Sounds like you've settled now, but for future reference, I've wired up that exact same pickup combination many times, and depending on the guitar and player—playing style, tuning used, string gauge used, woods, etc—I install them with either a 300k and a 500k pot, or double 500k pots. I can't think of a time that I have or would ever use either 250k or 1meg pots with that pickup combination.
The A2P is a much lighter and clearer pickup than many people assume, so my pick for that is always the traditional combination of a 300k volume pot and a 500k tone pot.
The Custom Custom has been wrongly represented by Seymour Duncan for many years, but people are now starting to get a better idea of how it actually sounds: take the Pearly Gates, up the output to 150%, and you've got the Custom Custom. For people using lighter strings and more classic amps, a 300k volume pot works fine, but for users of medium or heavy strings and/or oversaturated amps, I wire the Custom Custom with 500k pots for both controls.
In cases where the pickups will share controls, I typically allow the Custom Custom to decide whether the volume is a 300k or 500k pot; it's usually preferable to accept a little added brightness on a neck pickup than to have a slightly muddier bridge pickup, so if the Custom Custom demands double 500k pots, that's what the A2P will just have to put up with.
As line6man says, 1meg pots aren't a great idea because the taper is so inconsistent, even with a linear pot.
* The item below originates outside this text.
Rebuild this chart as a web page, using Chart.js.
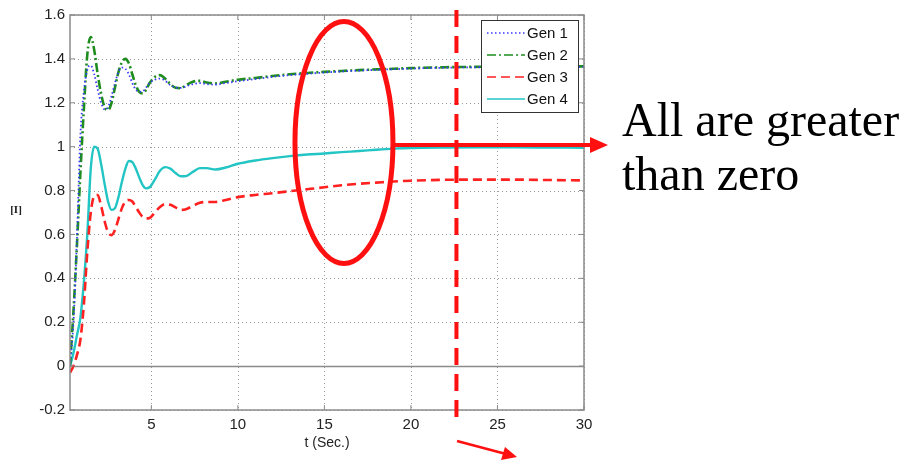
<!DOCTYPE html>
<html lang="en">
<head>
<meta charset="UTF-8" />
<title>Generator response</title>
<script src="https://cdn.jsdelivr.net/npm/chart.js"></script>
<style>
  * { margin: 0; padding: 0; box-sizing: border-box; }
  body { width: 911px; height: 464px; background: #fff; overflow: hidden; }
</style>
</head>
<body>
<canvas id="chart" width="911" height="464"></canvas>
<script>
  // time base (s) shared by all four generators
  const t = [0.3, 0.5, 0.7, 0.9, 1.1, 1.3, 1.5, 1.7, 1.9, 2.1, 2.3, 2.5, 2.7, 2.9,
    3.1, 3.3, 3.5, 3.7, 3.9, 4.1, 4.3, 4.5, 4.7, 4.9, 5.2, 5.5, 5.8, 6.1, 6.4, 6.7,
    7.0, 7.4, 7.8, 8.2, 8.7, 9.3, 10, 11, 12, 13, 14, 15, 16, 17, 18, 19, 20,
    22, 24, 26, 28, 30];

  const gen1 = [0, 0.2, 0.58, 1.05, 1.25, 1.35, 1.37, 1.33, 1.26, 1.2, 1.17, 1.18, 1.23, 1.29,
    1.34, 1.36, 1.355, 1.33, 1.29, 1.26, 1.25, 1.252, 1.27, 1.29, 1.305, 1.31, 1.3, 1.28, 1.27, 1.268,
    1.275, 1.285, 1.29, 1.285, 1.283, 1.29, 1.298, 1.308, 1.318, 1.326, 1.332, 1.338, 1.343, 1.347, 1.35, 1.353, 1.356,
    1.36, 1.362, 1.363, 1.364, 1.364];

  const gen2 = [0, 0.25, 0.55, 0.88, 1.17, 1.42, 1.5, 1.44, 1.33, 1.24, 1.18, 1.167, 1.2, 1.27,
    1.34, 1.385, 1.4, 1.38, 1.33, 1.28, 1.25, 1.243, 1.26, 1.29, 1.318, 1.326, 1.31, 1.285, 1.268, 1.266,
    1.28, 1.296, 1.3, 1.292, 1.288, 1.296, 1.305, 1.313, 1.322, 1.33, 1.336, 1.341, 1.345, 1.349, 1.352, 1.355, 1.358,
    1.362, 1.364, 1.365, 1.366, 1.366];

  const gen3 = [-0.03, 0, 0.05, 0.12, 0.28, 0.52, 0.7, 0.775, 0.78, 0.73, 0.66, 0.61, 0.597, 0.62,
    0.67, 0.72, 0.75, 0.757, 0.75, 0.725, 0.7, 0.68, 0.673, 0.675, 0.7, 0.725, 0.738, 0.735, 0.723, 0.712,
    0.715, 0.73, 0.744, 0.748, 0.748, 0.757, 0.77, 0.78, 0.788, 0.797, 0.806, 0.815, 0.824, 0.831, 0.836, 0.841, 0.845,
    0.849, 0.85, 0.85, 0.848, 0.846];

  const gen4 = [0, 0.06, 0.14, 0.22, 0.38, 0.6, 0.9, 1.0, 0.99, 0.92, 0.83, 0.75, 0.712, 0.72,
    0.77, 0.84, 0.9, 0.935, 0.93, 0.9, 0.86, 0.825, 0.81, 0.815, 0.85, 0.89, 0.907, 0.9, 0.88, 0.865,
    0.866, 0.885, 0.902, 0.902, 0.896, 0.905, 0.922, 0.937, 0.948, 0.957, 0.964, 0.969, 0.975, 0.98, 0.986, 0.991, 0.994,
    0.996, 0.997, 0.997, 0.996, 0.995];

  const seriesNames = ['Gen 1', 'Gen 2', 'Gen 3', 'Gen 4'];
  const xTicks = [5, 10, 15, 20, 25, 30];
  const yTicks = [-0.2, 0, 0.2, 0.4, 0.6, 0.8, 1, 1.2, 1.4, 1.6];

  const AXIS = '#8a8a8a';
  const RED = '#ff1010';

  const toPoints = arr => t.map((x, i) => ({ x, y: arr[i] }));

  // matlab style frame: dotted grid, boxed axes, inward ticks, legend and the notes
  const matlabFrame = {
    id: 'matlabFrame',
    beforeDatasetsDraw(chart) {
      const { ctx, chartArea: a, scales: { x, y } } = chart;
      ctx.save();
      ctx.lineWidth = 1;
      xTicks.forEach(v => {
        const px = Math.round(x.getPixelForValue(v)) + 0.5;
        ctx.strokeStyle = '#9a9a9a';
        ctx.setLineDash([1, 3]);
        ctx.beginPath(); ctx.moveTo(px, a.top); ctx.lineTo(px, a.bottom); ctx.stroke();
      });
      yTicks.forEach(v => {
        const py = Math.round(y.getPixelForValue(v)) + 0.5;
        if (v === 0) {
          ctx.setLineDash([]);
          ctx.strokeStyle = AXIS;
          ctx.lineWidth = 1.5;
        } else {
          ctx.setLineDash([1, 3]);
          ctx.strokeStyle = '#9a9a9a';
          ctx.lineWidth = 1;
        }
        ctx.beginPath(); ctx.moveTo(a.left, py); ctx.lineTo(a.right, py); ctx.stroke();
      });
      ctx.restore();
    },
    afterDatasetsDraw(chart) {
      const { ctx, chartArea: a, scales: { x, y } } = chart;
      ctx.save();

      // axes box and inward ticks
      ctx.setLineDash([]);
      ctx.strokeStyle = AXIS;
      ctx.lineWidth = 1.5;
      ctx.strokeRect(a.left, a.top, a.right - a.left, a.bottom - a.top);
      ctx.lineWidth = 1;
      ctx.beginPath();
      xTicks.forEach(v => {
        const px = x.getPixelForValue(v);
        ctx.moveTo(px, a.bottom); ctx.lineTo(px, a.bottom - 5);
        ctx.moveTo(px, a.top); ctx.lineTo(px, a.top + 5);
      });
      yTicks.forEach(v => {
        const py = y.getPixelForValue(v);
        ctx.moveTo(a.left, py); ctx.lineTo(a.left + 5, py);
        ctx.moveTo(a.right, py); ctx.lineTo(a.right - 5, py);
      });
      ctx.stroke();

      // axis titles
      ctx.fillStyle = '#222';
      ctx.font = '14px "Liberation Sans", Arial, sans-serif';
      ctx.textAlign = 'center';
      ctx.textBaseline = 'middle';
      ctx.fillText('t (Sec.)', (a.left + a.right) / 2, 443);
      ctx.font = 'bold 11px "Liberation Serif", serif';
      ctx.fillText('[I]', 16, 210);

      // legend
      const lx = 481, ly = 20, lw = 97, lh = 92;
      ctx.fillStyle = '#fff';
      ctx.fillRect(lx, ly, lw, lh);
      ctx.strokeStyle = '#333';
      ctx.lineWidth = 1;
      ctx.strokeRect(lx + 0.5, ly + 0.5, lw, lh);
      ctx.font = '15px "Liberation Sans", Arial, sans-serif';
      ctx.textAlign = 'left';
      chart.data.datasets.forEach((ds, i) => {
        const ry = ly + 13 + i * 22;
        ctx.strokeStyle = ds.borderColor;
        ctx.lineWidth = 1.6;
        ctx.setLineDash(ds.borderDash || []);
        ctx.beginPath(); ctx.moveTo(lx + 6, ry); ctx.lineTo(lx + 44, ry); ctx.stroke();
        ctx.setLineDash([]);
        ctx.fillStyle = '#111';
        ctx.fillText(ds.label, lx + 46, ry + 1);
      });

      // red notes: ellipse, dashed marker, arrows and text
      const ex = x.getPixelForValue(16.13), ey = y.getPixelForValue(1.019);
      ctx.strokeStyle = RED;
      ctx.fillStyle = RED;
      ctx.lineWidth = 5;
      ctx.beginPath(); ctx.ellipse(ex, ey, 49, 121, 0, 0, Math.PI * 2); ctx.stroke();

      const vx = x.getPixelForValue(22.63);
      ctx.lineWidth = 4;
      ctx.setLineDash([17, 9]);
      ctx.beginPath(); ctx.moveTo(vx, 10); ctx.lineTo(vx, 424); ctx.stroke();
      ctx.setLineDash([]);

      ctx.beginPath(); ctx.moveTo(ex + 49, 145); ctx.lineTo(592, 145); ctx.stroke();
      ctx.beginPath(); ctx.moveTo(608, 145); ctx.lineTo(590, 137); ctx.lineTo(590, 153); ctx.closePath(); ctx.fill();

      ctx.lineWidth = 2.5;
      ctx.beginPath(); ctx.moveTo(457, 441); ctx.lineTo(506, 454); ctx.stroke();
      ctx.beginPath(); ctx.moveTo(517, 457); ctx.lineTo(501, 460); ctx.lineTo(505, 447); ctx.closePath(); ctx.fill();

      ctx.fillStyle = '#000';
      ctx.font = '48px "Liberation Serif", "Times New Roman", serif';
      ctx.textAlign = 'left';
      ctx.textBaseline = 'alphabetic';
      ctx.fillText('All are greater', 622, 136);
      ctx.fillText('than zero', 622, 190);
      ctx.restore();
    }
  };

  new Chart(document.getElementById('chart'), {
    type: 'line',
    data: {
      datasets: [
        { label: seriesNames[0], data: toPoints(gen1), borderColor: '#3a3aff', borderWidth: 1.8, borderDash: [1.5, 2.5] },
        { label: seriesNames[1], data: toPoints(gen2), borderColor: '#1e8c1e', borderWidth: 2.6, borderDash: [9, 3, 2, 3] },
        { label: seriesNames[2], data: toPoints(gen3), borderColor: '#ff2020', borderWidth: 2.6, borderDash: [9, 5] },
        { label: seriesNames[3], data: toPoints(gen4), borderColor: '#22c4c4', borderWidth: 2.4 }
      ]
    },
    options: {
      responsive: false,
      animation: false,
      layout: { padding: { left: 0, right: 327, top: 15, bottom: 0 } },
      plugins: { legend: { display: false }, tooltip: { enabled: false } },
      elements: {
        point: { radius: 0 },
        line: { cubicInterpolationMode: 'monotone', fill: false }
      },
      scales: {
        x: {
          type: 'linear', min: 0.3, max: 30,
          afterBuildTicks: s => { s.ticks = xTicks.map(v => ({ value: v })); },
          afterFit: s => { s.height = 54; },
          grid: { display: false, drawTicks: false },
          border: { display: false },
          ticks: { padding: 6, maxRotation: 0, color: '#222', font: { family: '"Liberation Sans", Arial, sans-serif', size: 15 } }
        },
        y: {
          min: -0.2, max: 1.6,
          afterBuildTicks: s => { s.ticks = yTicks.map(v => ({ value: v })); },
          afterFit: s => { s.width = 70; },
          grid: { display: false, drawTicks: false },
          border: { display: false },
          ticks: {
            padding: 5, color: '#222',
            font: { family: '"Liberation Sans", Arial, sans-serif', size: 15 },
            callback: v => String(+v.toFixed(1))
          }
        }
      }
    },
    plugins: [matlabFrame]
  });
</script>
</body>
</html>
Even if people want the increased treble and output from higher-resistence pots, I always recommend using a 'no load' pot instead, which is a 250k or 500k pot that simply clicks 'off' at 10, or a bypass switch, rather than using a 1meg pot.
250k pots can be okay with the bridge version of the A2P, when used with an HSS pickup arrangement. It's just clear enough for it. I wouldn't put a 250k pot on the neck version, though, and I'd absolutely never use a 250k pot with the Custom Custom; you may as well roll the treble on your amp all the way to 0.